Man, that 50-year-old Glenfiddich is wild. And only £5,000.00 a bottle (a little more than I paid for my last car).


Comment from Theo
Time: March 6, 2008, 7:40 pm

Strange that I knew it was yeast pee but had never appreciated it fully. The only lacunae in your beautifully turned disquisition were the omissions of other methods used for hydrolysing the starch to sugar.

You mention sake, where the grain is not malted but infected with an imperfect fungus which achieves the same effect. Amasake is the sweet rice pudding made if yeast is not added.

Spit is used by many out-of-the-way alewives. Human spit contains amylase, the enzyme that splits long starches into short sugars. I have seen references to this used on starchy roots such as cassava and sweet potato mash that would be impossible to malt.

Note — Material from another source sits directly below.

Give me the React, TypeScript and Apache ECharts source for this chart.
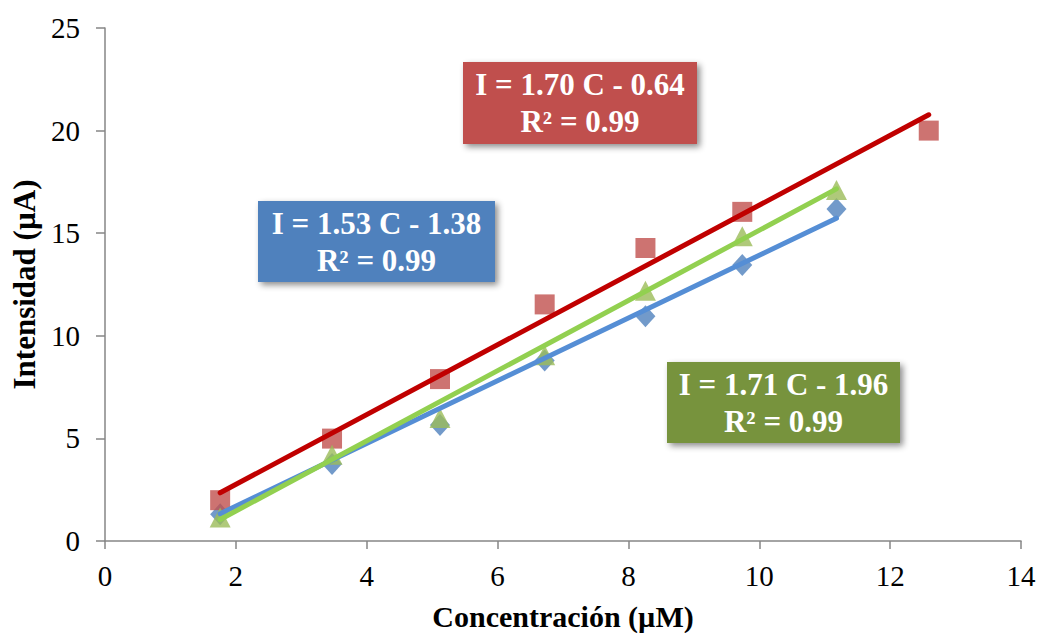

I love your writing style, please forgive my persiflage, it is late.


Comment from S. Weasel
Time: March 6, 2008, 7:53 pm

I knew that, Theo! I had Xtreme difficulty with cavities when I was an ickle baby weasel, and my dentist suggested that my saliva might be unusually embued with amylase. Hence making my mouth a sugar factory.

This is a very satifsying comment. I saw the hit in Google, but I almost never see the hittee.